I am sure those high caliber gurus will have no problem learning javascript overnight. That wll be excellent addition to their toolbx for that rare case when their internet enabled fridge gets hijacked
On the other hand, a quick straw-poll through my contact list - out of all my friends/colleagues who I'd guess have used (or even heard of) those languages, I don't think a single one of them has been "on the job market" in the last 4 or 5 years (they're all either comfortably long-term employed at their present gig, or they've been successfully running or partnering small consulting firms of their own).
That is where good headhunters come in. I don't have a linked in account, Facebook or google+, and am quite happy at my current job, yet get calls from google or other companies periodically. Still don't know how they find me out, I do go to conferences so maybe they buy lists of attendees...?
1) I'm guessing (by reading between the lines) that you also haven't "been on the job market", and haven't been plausibly tempted to "jump ship" to any language-purist position?
2) <cynical mode> Just because you haven't set up LinkedIn/FaceBook/Google+ profiles yourself, that doesn't mean they don't all have "shadow profiles" for you based of the social-graphs they've got where your colleagues/friends have "leaked" information about your existence to them and enabled them to infer skills/abilities from them… I don't _know_ that they sell data from "shadow profiles" to recruiters, but I do suspect there's enough money in tech recruitment to make it likely…
As funny as it might sound, you should try Node then.
Single threaded. Concurrency via processes, impossible to share state. And, among the more efficient dynamic languages out there now due to the browser performance race.
There's a slippery word if ever I saw one. Does Java count? Python? C? You could make arguments for all, or none, of these depending on what "proper" is.
I said "properly" to avoid confusion, but it probably only increased it. Java is not a strictly compiled language, since it still uses JVM. Most modern dynamic languages aren't purely interpretive and they use various techniques (like JIT) which make them closer to compiled, but they are still not "properly" compiled in a sense. That's what I meant above.
There is already a strong effort in Ruby land - check out http://artoo.io/. Artoo was developed with robotics in mind but it is not limited to that domain.
You could - but V8 is actually much faster than Ruby or Python, and JS syntax is quite good for I/O. Better than that, a ton of people know JS and the more developers find this accessible, the better.
Once upon a time Javascript was this fragmented language, mostly associated with blinking effects, pop-ups and lame attempts to protect a web page from being viewed as pure HTML. After years of misery the community was tired of how things was and said, "No more"! And so html-tables and javascript was sent to a zip-drive (you probably won't remember those, think of it like a SD-card) to never be seen on the web again.
But evil people who sold out to the dark forces was destined to bring javascript back.
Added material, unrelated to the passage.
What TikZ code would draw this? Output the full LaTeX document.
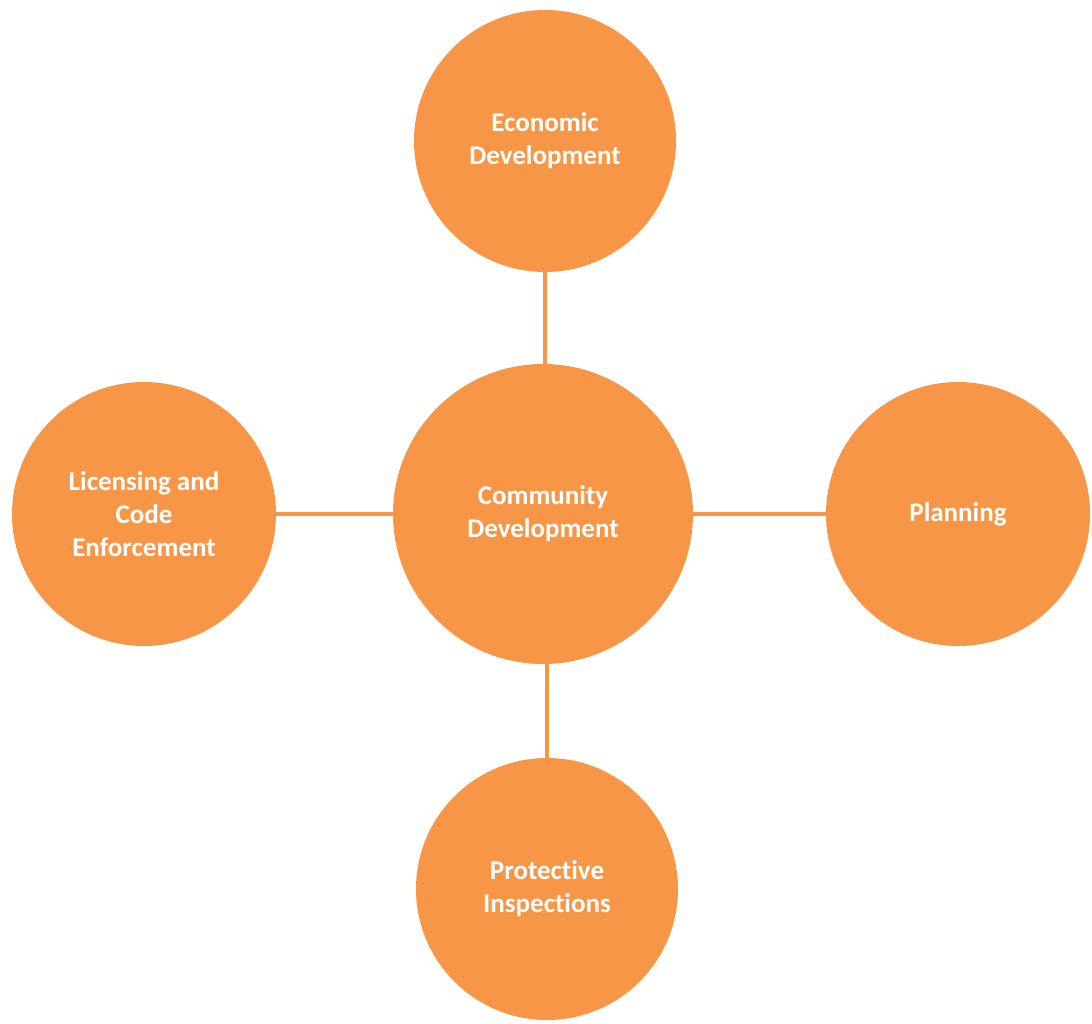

By making frameworks they masked the incompatibilities of the language, making it seem like a friend. And the young people who never fought the war, they welcomed this new technology with open arms.
But seriously, we took a typesetting language made for writing documents (just like word) and turn it into a technology for making software. It turned out into a total mess, and now you wonder why taking a language made for manipulating the DOM and using it for manipulating the stack is a bad idea? "When all you have is a hammer..."?
Twenty years ago I read exactly the same about using the abomination that was perl/CGI instead of the so called correct C. And history tells us that the prototypes that were made to test the concept where, most of the times, good enough to stop further development in the academic way. This product (or a similar one) can empower lots of people in ways that we cannot imagine yet.
Not all hardware has to be made by hundreds of thousands and be able to tinker with real world devices will be a bigger asset than we think right now. The web we know now hasn't been developed from tall towers but from the trenches. New ideas will flourish and then great developers will be needed to optimize, refine and scale projects that will change our view. At least that's what I hope.
You didn't address any of my points. Perl may have been horrible, line noise or a read only language, but 20 years ago was the quickest way to write a visitor book or a mailform. You could do it in C but didn't, just because you didn't need to. If the perl prototype was good enough, you could use it in production, and thousands of sites started to build whole e-commerce systems and found they worked.
Thad was a tipping point for the web, and the world now is different just because of that.
If you have to choose between power and easiness of development, most people will choose the later, and if I can try a new hardware board that doesn't force me to learn anything new, I'd probably try it.